First of all, the ability to uncover in-vitro methods to “reprogram” neural networks responsible for guiding the actuation of muscle is critical to engineer the dynamic functionalities needed in these biological machines. In this work, motor neurons were differentiated from mouse embryonic stem cells, which have been transfected to express a GFP reporter under the Hb9 promoter as well as Channelrhodopsin, to enable optogenetic stimulation of these neurons, which was used to design the training regimens. Past efforts have not considered reprogramming in terms of evoking long-term changes in firing patterns of in-vitro networks by training regimens during stages of neural development. Thus, in this dissertation, short and long-term programming of neural networks was explored by using optical stimulation to induce training regimens implemented during neurogenesis and synaptogenesis, and ultimately demonstrating correlation between these and the resulting plastic responses.
Furthermore, to design multicellular engineered living systems subunits that could facilitate the assembly of heterotypic biological machines, a novel biofabrication approach is proposed to form functional in-vitro neural tissue mimics (NTM) using mouse embryonic stem cells, a fibrin matrix, and 3D printed molds. This method can provide a large degree of design flexibility for development of in-vitro functional neural tissue models of varying shapes and forms for applications in the developments of engineered living systems for therapeutic biomedical research, drug discovery and disease modeling, and new engineering and research models.
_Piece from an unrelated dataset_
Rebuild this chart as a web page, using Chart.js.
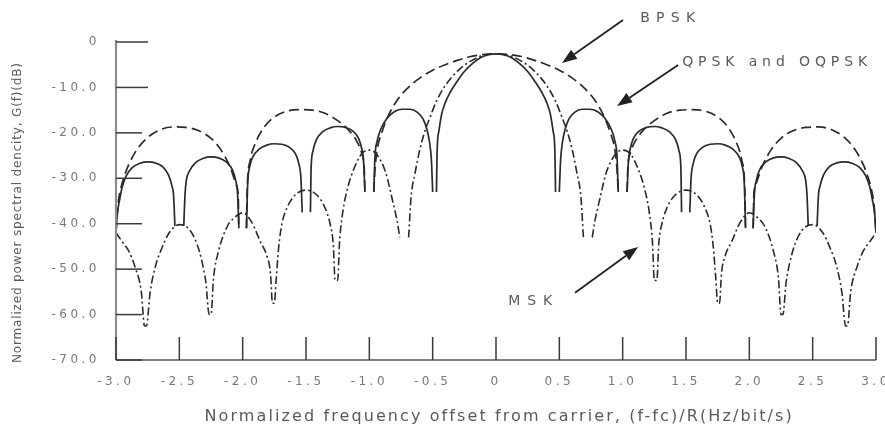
<!DOCTYPE html>
<html>
<head>
<meta charset="utf-8">
<script src="https://cdn.jsdelivr.net/npm/chart.js@4/dist/chart.umd.min.js"></script>
<style>
  html, body { margin: 0; padding: 0; background: #fff; }
  canvas { display: block; }
</style>
</head>
<body>
<canvas id="psd" width="885" height="428"></canvas>
<script>
// values: [frequency offset (f-fc)/R, power density dB]
// null = a gap (the plot shows the null as two separate vertical strokes)
const bpskPoints = [
  [-3.0, -42], [-2.985, -36], [-2.96, -32], [-2.93, -29.2], [-2.9, -27], [-2.83, -23.5], [-2.75, -21.0],
  [-2.65, -19.3], [-2.55, -18.7], [-2.45, -18.8], [-2.35, -19.5], [-2.25, -21.2], [-2.17, -23.8],
  [-2.1, -27.5], [-2.05, -31.5], [-2.035, -34], [-2.03, -41], [-2.0, null],
  [-1.97, -41], [-1.965, -33], [-1.94, -26], [-1.9, -22.3], [-1.83, -18.7], [-1.75, -16.5], [-1.65, -15.2],
  [-1.55, -14.9], [-1.45, -15.0], [-1.35, -15.7], [-1.25, -17.3], [-1.17, -19.2], [-1.1, -21.8],
  [-1.06, -24.5], [-1.04, -28], [-1.035, -33], [-1.0, null],
  [-0.965, -33], [-0.955, -28], [-0.94, -24], [-0.9, -19.8], [-0.85, -16.2], [-0.78, -12.8], [-0.7, -10.2],
  [-0.6, -7.9], [-0.5, -6.2], [-0.4, -5.0], [-0.3, -4.0], [-0.2, -3.2], [-0.1, -2.75], [0, -2.6],
  [0.1, -2.75], [0.2, -3.2], [0.3, -4.0], [0.4, -5.0], [0.5, -6.2], [0.6, -7.9], [0.7, -10.2],
  [0.78, -12.8], [0.85, -16.2], [0.9, -19.8], [0.94, -24], [0.955, -28], [0.965, -33], [1.0, null],
  [1.035, -33], [1.04, -28], [1.06, -24.5], [1.1, -21.8], [1.17, -19.2], [1.25, -17.3], [1.35, -15.7],
  [1.45, -15.0], [1.55, -14.9], [1.65, -15.2], [1.75, -16.5], [1.83, -18.7], [1.9, -22.3], [1.94, -26],
  [1.965, -33], [1.97, -41], [2.0, null],
  [2.03, -41], [2.035, -34], [2.05, -31.5], [2.1, -27.5], [2.17, -23.8], [2.25, -21.2], [2.35, -19.5],
  [2.45, -18.8], [2.55, -18.7], [2.65, -19.3], [2.75, -21.0], [2.83, -23.5], [2.9, -27], [2.93, -29.2],
  [2.96, -32], [2.985, -36], [3.0, -42]
];

const qpskPoints = [
  [-3.0, -42], [-2.99, -38], [-2.97, -34.5], [-2.95, -31.8], [-2.92, -29.5], [-2.87, -27.6], [-2.81, -26.7],
  [-2.75, -26.4], [-2.69, -26.6], [-2.63, -27.5], [-2.585, -29.3], [-2.56, -31.5], [-2.545, -34],
  [-2.535, -40.5], [-2.5, null],
  [-2.465, -40.5], [-2.455, -33.5], [-2.445, -30.5], [-2.42, -28.4], [-2.37, -26.5], [-2.31, -25.6],
  [-2.25, -25.3], [-2.19, -25.5], [-2.13, -26.4], [-2.08, -28.2], [-2.055, -30.5], [-2.04, -33.5],
  [-2.03, -41], [-2.0, null],
  [-1.97, -41], [-1.96, -31], [-1.945, -27.5], [-1.92, -25.3], [-1.87, -23.6], [-1.81, -22.7],
  [-1.75, -22.4], [-1.69, -22.5], [-1.63, -23.2], [-1.58, -24.8], [-1.555, -27], [-1.54, -30],
  [-1.53, -37.5], [-1.5, null],
  [-1.465, -37.5], [-1.46, -28], [-1.445, -24], [-1.42, -21.6], [-1.37, -19.8], [-1.31, -18.9],
  [-1.25, -18.6], [-1.19, -18.8], [-1.13, -19.6], [-1.085, -21.2], [-1.06, -23.5], [-1.045, -26.5],
  [-1.035, -33], [-1.0, null],
  [-0.965, -33], [-0.955, -25], [-0.94, -22], [-0.91, -19.2], [-0.86, -16.8], [-0.80, -15.3],
  [-0.74, -14.8], [-0.68, -14.8], [-0.62, -15.5], [-0.575, -17.0], [-0.545, -19.3], [-0.525, -22],
  [-0.51, -26], [-0.50, -33], [-0.485, null],
  [-0.47, -33], [-0.465, -24], [-0.45, -19.5], [-0.43, -16.0], [-0.40, -13.3], [-0.36, -11.0],
  [-0.31, -8.8], [-0.25, -6.5], [-0.18, -4.6], [-0.12, -3.4], [-0.06, -2.8], [0, -2.6],
  [0.06, -2.8], [0.12, -3.4], [0.18, -4.6], [0.25, -6.5], [0.31, -8.8], [0.36, -11.0], [0.40, -13.3],
  [0.43, -16.0], [0.45, -19.5], [0.465, -24], [0.47, -33], [0.485, null],
  [0.50, -33], [0.51, -26], [0.525, -22], [0.545, -19.3], [0.575, -17.0], [0.62, -15.5], [0.68, -14.8],
  [0.74, -14.8], [0.80, -15.3], [0.86, -16.8], [0.91, -19.2], [0.94, -22], [0.955, -25], [0.965, -33],
  [1.0, null],
  [1.035, -33], [1.045, -26.5], [1.06, -23.5], [1.085, -21.2], [1.13, -19.6], [1.19, -18.8], [1.25, -18.6],
  [1.31, -18.9], [1.37, -19.8], [1.42, -21.6], [1.445, -24], [1.46, -28], [1.465, -37.5], [1.5, null],
  [1.53, -37.5], [1.54, -30], [1.555, -27], [1.58, -24.8], [1.63, -23.2], [1.69, -22.5], [1.75, -22.4],
  [1.81, -22.7], [1.87, -23.6], [1.92, -25.3], [1.945, -27.5], [1.96, -31], [1.97, -41], [2.0, null],
  [2.03, -41], [2.04, -33.5], [2.055, -30.5], [2.08, -28.2], [2.13, -26.4], [2.19, -25.5], [2.25, -25.3],
  [2.31, -25.6], [2.37, -26.5], [2.42, -28.4], [2.445, -30.5], [2.455, -33.5], [2.465, -40.5], [2.5, null],
  [2.535, -40.5], [2.545, -34], [2.56, -31.5], [2.585, -29.3], [2.63, -27.5], [2.69, -26.6], [2.75, -26.4],
  [2.81, -26.7], [2.87, -27.6], [2.92, -29.5], [2.95, -31.8], [2.97, -34.5], [2.99, -38], [3.0, -42]
];

const mskPoints = [
  [-3.0, -42], [-2.95, -44], [-2.9, -46], [-2.85, -49.5], [-2.8, -55], [-2.775, -62.5], [-2.76, -62.5],
  [-2.73, -55], [-2.69, -49.5], [-2.64, -45.5], [-2.58, -42], [-2.5, -40.2], [-2.42, -41.3], [-2.36, -44.5],
  [-2.32, -48.5], [-2.29, -53], [-2.265, -60], [-2.25, -60], [-2.23, -52], [-2.19, -46], [-2.12, -40.5],
  [-2.07, -38.8], [-2.0, -37.6], [-1.93, -39.6], [-1.86, -44], [-1.81, -47], [-1.78, -51], [-1.765, -57.5],
  [-1.75, -57.5], [-1.735, -52], [-1.715, -45], [-1.69, -40], [-1.65, -36.5], [-1.59, -33.8], [-1.5, -32.6],
  [-1.41, -33.8], [-1.35, -36.5], [-1.31, -40], [-1.285, -44.5], [-1.27, -52.5], [-1.25, -52.5],
  [-1.235, -44], [-1.21, -37.5], [-1.17, -32], [-1.12, -27.8], [-1.06, -24.6], [-1.0, -23.8], [-0.94, -24.8],
  [-0.87, -28.8], [-0.82, -34.5], [-0.78, -39.5], [-0.76, -43], [-0.725, null],
  [-0.69, -43], [-0.67, -34], [-0.64, -29], [-0.6, -23.5], [-0.56, -19.5], [-0.52, -16.5], [-0.47, -13],
  [-0.4, -9.6], [-0.3, -6.3], [-0.2, -4.2], [-0.1, -2.95], [0, -2.6],
  [0.1, -2.95], [0.2, -4.2], [0.3, -6.3], [0.4, -9.6], [0.47, -13], [0.52, -16.5], [0.56, -19.5],
  [0.6, -23.5], [0.64, -29], [0.67, -34], [0.69, -43], [0.725, null],
  [0.76, -43], [0.78, -39.5], [0.82, -34.5], [0.87, -28.8], [0.94, -24.8], [1.0, -23.8], [1.06, -24.6],
  [1.12, -27.8], [1.17, -32], [1.21, -37.5], [1.235, -44], [1.25, -52.5], [1.27, -52.5], [1.285, -44.5],
  [1.31, -40], [1.35, -36.5], [1.41, -33.8], [1.5, -32.6], [1.59, -33.8], [1.65, -36.5], [1.69, -40],
  [1.715, -45], [1.735, -52], [1.75, -57.5], [1.765, -57.5], [1.78, -51], [1.81, -47], [1.86, -44],
  [1.93, -39.6], [2.0, -37.6], [2.07, -38.8], [2.12, -40.5], [2.19, -46], [2.23, -52], [2.25, -60],
  [2.265, -60], [2.29, -53], [2.32, -48.5], [2.36, -44.5], [2.42, -41.3], [2.5, -40.2], [2.58, -42],
  [2.64, -45.5], [2.69, -49.5], [2.73, -55], [2.76, -62.5], [2.775, -62.5], [2.8, -55], [2.85, -49.5],
  [2.9, -46], [2.95, -44], [3.0, -42]
];

const xMin = -3, xMax = 3, xStep = 0.5;
const yMin = -70, yMax = 0, yStep = 10;

const xTitle = 'Normalized frequency offset from carrier, (f-fc)/R(Hz/bit/s)';
const yTitle = 'Normalized power spectral dencity, G(f)(dB)';

// annotation labels and arrows, placed in data units [f, dB]
const labels = [
  { text: 'BPSK', at: [1.355, 5.3], width: 55 },
  { text: 'QPSK and OQPSK', at: [2.2, -4.4], width: 185 },
  { text: 'MSK', at: [0.27, -57.0], width: 44 }
];
const arrows = [
  { from: [1.003, 4.84], to: [0.521, -4.62] },
  { from: [1.438, -5.06], to: [0.956, -14.1] },
  { from: [0.624, -55.2], to: [1.122, -45.1] }
];

const toXY = (pts) => pts.map(([f, db]) => ({ x: f, y: db }));
const tickText = (v) => (v === 0 ? '0' : v.toFixed(1));

// draws text stretched to a given width with letter spacing, like the scanned figure
function spacedText(ctx, text, cx, cy, width) {
  ctx.letterSpacing = '0px';
  const w = ctx.measureText(text).width;
  const sp = (width - w) / (text.length - 1);
  ctx.letterSpacing = sp + 'px';
  ctx.textAlign = 'left';
  ctx.fillText(text, cx - width / 2, cy);
}

const decor = {
  id: 'decor',
  beforeDraw(chart) {
    chart.ctx.letterSpacing = '3.5px';
  },
  afterDraw(chart) {
    const { ctx, chartArea: a, scales: { x, y } } = chart;
    ctx.save();
    ctx.letterSpacing = '0px';

    // axis lines
    ctx.strokeStyle = '#8c8c8c';
    ctx.lineWidth = 2.2;
    ctx.beginPath();
    ctx.moveTo(a.left, a.top - 2);
    ctx.lineTo(a.left, a.bottom);
    ctx.stroke();
    ctx.strokeStyle = '#555';
    ctx.lineWidth = 1.5;
    ctx.beginPath();
    ctx.moveTo(a.left, a.bottom);
    ctx.lineTo(a.right, a.bottom);
    ctx.stroke();

    // tick marks point inward
    ctx.strokeStyle = '#3a3a3a';
    ctx.lineWidth = 1.5;
    x.ticks.forEach((t) => {
      const px = x.getPixelForValue(t.value);
      ctx.beginPath();
      ctx.moveTo(px, a.bottom);
      ctx.lineTo(px, a.bottom - 23);
      ctx.stroke();
    });
    y.ticks.forEach((t) => {
      const py = y.getPixelForValue(t.value);
      const len = t.value >= -10 ? 32 : 26;
      ctx.beginPath();
      ctx.moveTo(a.left, py);
      ctx.lineTo(a.left + len, py);
      ctx.stroke();
    });

    // axis titles
    ctx.fillStyle = '#5a5a5a';
    ctx.textBaseline = 'alphabetic';
    ctx.font = '16px "DejaVu Sans"';
    spacedText(ctx, xTitle, 498, 421, 587);

    ctx.save();
    ctx.translate(21, 213);
    ctx.rotate(-Math.PI / 2);
    ctx.font = '12px "DejaVu Sans"';
    spacedText(ctx, yTitle, 0, 0, 300);
    ctx.restore();

    // curve labels
    ctx.font = '14px "DejaVu Sans"';
    ctx.textBaseline = 'middle';
    labels.forEach((l) => {
      spacedText(ctx, l.text, x.getPixelForValue(l.at[0]), y.getPixelForValue(l.at[1]), l.width);
    });

    // arrows
    ctx.strokeStyle = '#222';
    ctx.fillStyle = '#222';
    ctx.lineWidth = 1.8;
    arrows.forEach((ar) => {
      const x0 = x.getPixelForValue(ar.from[0]), y0 = y.getPixelForValue(ar.from[1]);
      const x1 = x.getPixelForValue(ar.to[0]), y1 = y.getPixelForValue(ar.to[1]);
      const ang = Math.atan2(y1 - y0, x1 - x0);
      const head = 15, half = 5.5;
      const bx = x1 - head * Math.cos(ang), by = y1 - head * Math.sin(ang);
      ctx.beginPath();
      ctx.moveTo(x0, y0);
      ctx.lineTo(bx, by);
      ctx.stroke();
      ctx.beginPath();
      ctx.moveTo(x1, y1);
      ctx.lineTo(bx + half * Math.sin(ang), by - half * Math.cos(ang));
      ctx.lineTo(bx - half * Math.sin(ang), by + half * Math.cos(ang));
      ctx.closePath();
      ctx.fill();
    });
    ctx.restore();
  }
};

const tickFont = { family: 'DejaVu Sans', size: 12 };

new Chart(document.getElementById('psd'), {
  type: 'line',
  data: {
    datasets: [
      {
        label: 'BPSK',
        data: toXY(bpskPoints),
        borderColor: '#2a2a2a',
        borderWidth: 1.7,
        borderDash: [10, 5],
      },
      {
        label: 'QPSK and OQPSK',
        data: toXY(qpskPoints),
        borderColor: '#2a2a2a',
        borderWidth: 1.7,
      },
      {
        label: 'MSK',
        data: toXY(mskPoints),
        borderColor: '#2a2a2a',
        borderWidth: 1.6,
        borderDash: [8, 3, 2, 3],
      },
    ],
  },
  options: {
    responsive: false,
    animation: false,
    events: [],
    layout: { padding: { top: 42, right: 9, left: 0, bottom: 0 } },
    elements: {
      point: { radius: 0 },
      line: { cubicInterpolationMode: 'monotone', fill: false },
    },
    plugins: { legend: { display: false }, tooltip: { enabled: false } },
    scales: {
      x: {
        type: 'linear',
        min: xMin,
        max: xMax,
        grid: { display: false, drawTicks: false },
        border: { display: false },
        ticks: {
          stepSize: xStep,
          autoSkip: false,
          maxRotation: 0,
          padding: 15,
          color: '#777',
          font: tickFont,
          callback: tickText,
        },
        afterFit: (s) => { s.height = 68; s.paddingLeft = 0; s.paddingRight = 0; },
      },
      y: {
        min: yMin,
        max: yMax,
        grid: { display: false, drawTicks: false },
        border: { display: false },
        ticks: {
          stepSize: yStep,
          padding: 16,
          color: '#777',
          font: tickFont,
          callback: tickText,
        },
        afterFit: (s) => { s.width = 116; s.paddingTop = 0; s.paddingBottom = 0; },
      },
    },
  },
  plugins: [decor],
});
</script>
</body>
</html>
This type of biological manufacturing method is a good representation of the utilization and expansion of biological design principles to guide the creation of self-organized complex functional structures, thus enriching the toolbox for the top-down engineering approach.
Finally, the development of skeletal muscle driven biological machines require optimized approaches for design given the mechanical dynamics between the actuating muscle and the scaffold. This means that advancing these biologically driven soft robots will involve employing different scaffold geometries and cellular constructs to enable a controllable emergence for increased production of force and functionality. Having the flexibility of altering geometry while ensuring tissue viability can enable advancing functional output from these machines through the implementation of new construction concepts and fabrication approaches. Furthermore, a forward engineering approach was developed to design next generation biological machines via direct numerical simulations and subsequent fabrication of high force producing biological machines.
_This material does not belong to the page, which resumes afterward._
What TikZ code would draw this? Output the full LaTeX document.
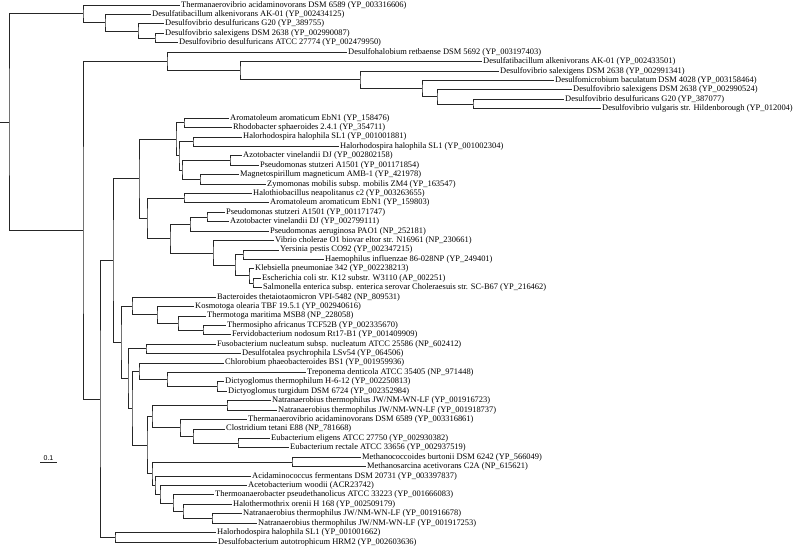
\documentclass[tikz,border=0pt]{standalone}
\usepackage{fontspec}
\setmainfont{Liberation Serif}
\newfontfamily\barfont{Liberation Sans}
\usetikzlibrary{calc}
\tikzset{
  br/.style={draw=black!85, line width=0.7pt},
  lab/.style={anchor=west, inner sep=0pt, font=\fontsize{8.45}{9}\selectfont},
}
\newcommand\lf[4]{\coordinate (#1) at (#3,{-(5+(#2-1)*9.42)});
  \node[lab] (t#1) at ([xshift=1.5pt]#1) {#4};}
\newcommand\inode[4]{\coordinate (m#1) at ($(#3)!0.5!(#4)$);
  \coordinate (x#1) at (#2,0);
  \coordinate (#1) at (x#1 |- m#1);
  \draw[br] (#3) -| (#1) |- (#4);}
\begin{document}
\begin{tikzpicture}[x=1pt,y=1pt]
\useasboundingbox (0,0) rectangle (793,-547);
% leaves
\lf{L1}{1}{179.5}{Thermanaerovibrio acidaminovorans DSM 6589 (YP\_003316606)}
\lf{L2}{2}{150.5}{Desulfatibacillum alkenivorans AK-01 (YP\_002434125)}
\lf{L3}{3}{163.5}{Desulfovibrio desulfuricans G20 (YP\_389755)}
\lf{L4}{4}{163.5}{Desulfovibrio salexigens DSM 2638 (YP\_002990087)}
\lf{L5}{5}{177.5}{Desulfovibrio desulfuricans ATCC 27774 (YP\_002479950)}
\lf{L6}{6}{346.5}{Desulfohalobium retbaense DSM 5692 (YP\_003197403)}
\lf{L7}{7}{481.5}{Desulfatibacillum alkenivorans AK-01 (YP\_002433501)}
\lf{L8}{8}{498.5}{Desulfovibrio salexigens DSM 2638 (YP\_002991341)}
\lf{L9}{9}{553.5}{Desulfomicrobium baculatum DSM 4028 (YP\_003158464)}
\lf{L10}{10}{571.5}{Desulfovibrio salexigens DSM 2638 (YP\_002990524)}
\lf{L11}{11}{563.5}{Desulfovibrio desulfuricans G20 (YP\_387077)}
\lf{L12}{12}{600.5}{Desulfovibrio vulgaris str. Hildenborough (YP\_012004)}
\lf{L13}{13}{228.5}{Aromatoleum aromaticum EbN1 (YP\_158476)}
\lf{L14}{14}{231.5}{Rhodobacter sphaeroides 2.4.1 (YP\_354711)}
\lf{L15}{15}{241.5}{Halorhodospira halophila SL1 (YP\_001001881)}
\lf{L16}{16}{338.5}{Halorhodospira halophila SL1 (YP\_001002304)}
\lf{L17}{17}{241.5}{Azotobacter vinelandii DJ (YP\_002802158)}
\lf{L18}{18}{258.5}{Pseudomonas stutzeri A1501 (YP\_001171854)}
\lf{L19}{19}{238.5}{Magnetospirillum magneticum AMB-1 (YP\_421978)}
\lf{L20}{20}{265.5}{Zymomonas mobilis subsp. mobilis ZM4 (YP\_163547)}
\lf{L21}{21}{251.5}{Halothiobacillus neapolitanus c2 (YP\_003263655)}
\lf{L22}{22}{268.5}{Aromatoleum aromaticum EbN1 (YP\_159803)}
\lf{L23}{23}{224.5}{Pseudomonas stutzeri A1501 (YP\_001171747)}
\lf{L24}{24}{228.5}{Azotobacter vinelandii DJ (YP\_002799111)}
\lf{L25}{25}{268.5}{Pseudomonas aeruginosa PAO1 (NP\_252181)}
\lf{L26}{26}{273.5}{Vibrio cholerae O1 biovar eltor str. N16961 (NP\_230661)}
\lf{L27}{27}{278.5}{Yersinia pestis CO92 (YP\_002347215)}
\lf{L28}{28}{323.5}{Haemophilus influenzae 86-028NP (YP\_249401)}
\lf{L29}{29}{253.5}{Klebsiella pneumoniae 342 (YP\_002238213)}
\lf{L30}{30}{260.5}{Escherichia coli str. K12 substr. W3110 (AP\_002251)}
\lf{L31}{31}{261.5}{Salmonella enterica subsp. enterica serovar Choleraesuis str. SC-B67 (YP\_216462)}
\lf{L32}{32}{215.5}{Bacteroides thetaiotaomicron VPI-5482 (NP\_809531)}
\lf{L33}{33}{193.5}{Kosmotoga olearia TBF 19.5.1 (YP\_002940616)}
\lf{L34}{34}{205.5}{Thermotoga maritima MSB8 (NP\_228058)}
\lf{L35}{35}{225.5}{Thermosipho africanus TCF52B (YP\_002335670)}
\lf{L36}{36}{230.5}{Fervidobacterium nodosum Rt17-B1 (YP\_001409909)}
\lf{L37}{37}{215.5}{Fusobacterium nucleatum subsp. nucleatum ATCC 25586 (NP\_602412)}
\lf{L38}{38}{240.5}{Desulfotalea psychrophila LSv54 (YP\_064506)}
\lf{L39}{39}{223.5}{Chlorobium phaeobacteroides BS1 (YP\_001959936)}
\lf{L40}{40}{305.5}{Treponema denticola ATCC 35405 (NP\_971448)}
\lf{L41}{41}{223.5}{Dictyoglomus thermophilum H-6-12 (YP\_002250813)}
\lf{L42}{42}{226.5}{Dictyoglomus turgidum DSM 6724 (YP\_002352984)}
\lf{L43}{43}{270.5}{Natranaerobius thermophilus JW/NM-WN-LF (YP\_001916723)}
\lf{L44}{44}{276.5}{Natranaerobius thermophilus JW/NM-WN-LF (YP\_001918737)}
\lf{L45}{45}{246.5}{Thermanaerovibrio acidaminovorans DSM 6589 (YP\_003316861)}
\lf{L46}{46}{224.5}{Clostridium tetani E88 (NP\_781668)}
\lf{L47}{47}{269.5}{Eubacterium eligens ATCC 27750 (YP\_002930382)}
\lf{L48}{48}{288.5}{Eubacterium rectale ATCC 33656 (YP\_002937519)}
\lf{L49}{49}{360.5}{Methanococcoides burtonii DSM 6242 (YP\_566049)}
\lf{L50}{50}{365.5}{Methanosarcina acetivorans C2A (NP\_615621)}
\lf{L51}{51}{250.5}{Acidaminococcus fermentans DSM 20731 (YP\_003397837)}
\lf{L52}{52}{246.5}{Acetobacterium woodii (ACR23742)}
\lf{L53}{53}{213.5}{Thermoanaerobacter pseudethanolicus ATCC 33223 (YP\_001666083)}
\lf{L54}{54}{231.5}{Halothermothrix orenii H 168 (YP\_002509179)}
\lf{L55}{55}{241.5}{Natranaerobius thermophilus JW/NM-WN-LF (YP\_001916678)}
\lf{L56}{56}{256.5}{Natranaerobius thermophilus JW/NM-WN-LF (YP\_001917253)}
\lf{L57}{57}{215.5}{Halorhodospira halophila SL1 (YP\_001001662)}
\lf{L58}{58}{216.5}{Desulfobacterium autotrophicum HRM2 (YP\_002603636)}
% top clade
\inode{nB}{155}{L4}{L5}
\inode{nA}{138}{L3}{nB}
\inode{nC}{105}{L2}{nA}
\inode{nD}{83}{L1}{nC}
\inode{nU}{473}{L11}{L12}
\inode{nT}{437}{L10}{nU}
\inode{nS}{422}{L9}{nT}
\inode{nR}{360}{L8}{nS}
\inode{nQ}{240}{L7}{nR}
\inode{nP}{167}{L6}{nQ}
% proteobacteria
\inode{a1}{184}{L13}{L14}
\inode{b1}{193}{L15}{L16}
\inode{b2}{230}{L17}{L18}
\inode{b3}{200}{L19}{L20}
\inode{b4}{182}{b2}{b3}
\inode{b5}{179}{b1}{b4}
\inode{gA}{176}{a1}{b5}
\inode{gB}{184}{L21}{L22}
\inode{p23}{207}{L23}{L24}
\inode{gC}{190}{p23}{L25}
\inode{yh}{243}{L27}{L28}
\inode{es}{253}{L30}{L31}
\inode{kes}{249}{L29}{es}
\inode{ent}{235}{yh}{kes}
\inode{gD}{213}{L26}{ent}
\inode{gCD}{170}{gC}{gD}
\inode{gX}{147}{gB}{gCD}
\inode{pr}{139}{gA}{gX}
% others
\inode{tf}{203}{L35}{L36}
\inode{tt}{178}{L34}{tf}
\inode{kt}{157}{L33}{tt}
\inode{bt}{132}{L32}{kt}
\inode{fd}{146}{L37}{L38}
\inode{dd}{217}{L41}{L42}
\inode{td}{167}{L40}{dd}
\inode{c1}{139}{L39}{td}
\inode{nn}{227}{L43}{L44}
\inode{ee}{238}{L47}{L48}
\inode{d1}{193}{L46}{ee}
\inode{d2}{180}{L45}{d1}
\inode{ff}{152}{nn}{d2}
\inode{mm}{292}{L49}{L50}
\inode{n55}{212}{L55}{L56}
\inode{n54}{183}{L54}{n55}
\inode{n53}{173}{L53}{n54}
\inode{n52}{160}{L52}{n53}
\inode{n51}{155}{L51}{n52}
\inode{gg}{152}{mm}{n51}
\inode{e1}{147}{ff}{gg}
\inode{ss}{132}{c1}{e1}
\inode{rr}{128}{fd}{ss}
\inode{qq}{121}{bt}{rr}
\inode{N4}{113}{pr}{qq}
\inode{N3}{115}{L57}{L58}
\inode{N2}{100}{N4}{N3}
\inode{N1}{83}{nP}{N2}
\inode{root}{9}{nD}{N1}
\coordinate (r0) at (0,0 |- root);
\draw[br] (r0) -- (root);
% scale bar
\coordinate (sb1) at (40,-462);
\coordinate (sb2) at (57,-462);
\draw[br] (sb1) -- (sb2);
\node[inner sep=0pt, anchor=south, font=\barfont\fontsize{7}{8}\selectfont] (sbl) at ([yshift=1.5pt]$(sb1)!0.5!(sb2)$) {0.1};
\end{tikzpicture}
\end{document}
The present thesis aims to propose the development of building blocks and modular technologies surrounding the realization of motor neuronal driven machines, through the implementation of effective training regimens to reprogram neural networks, implementing biofabrication techniques for neural tissues and optimizing design and scaling force produced by the muscle actuators in these biological machines. These stepwise enhancements in the engineering of the subunits are critical for the successful assembly of more complex structures and our understanding of how to build on these designs towards solving real world problems in medicine, environment, and manufacturing.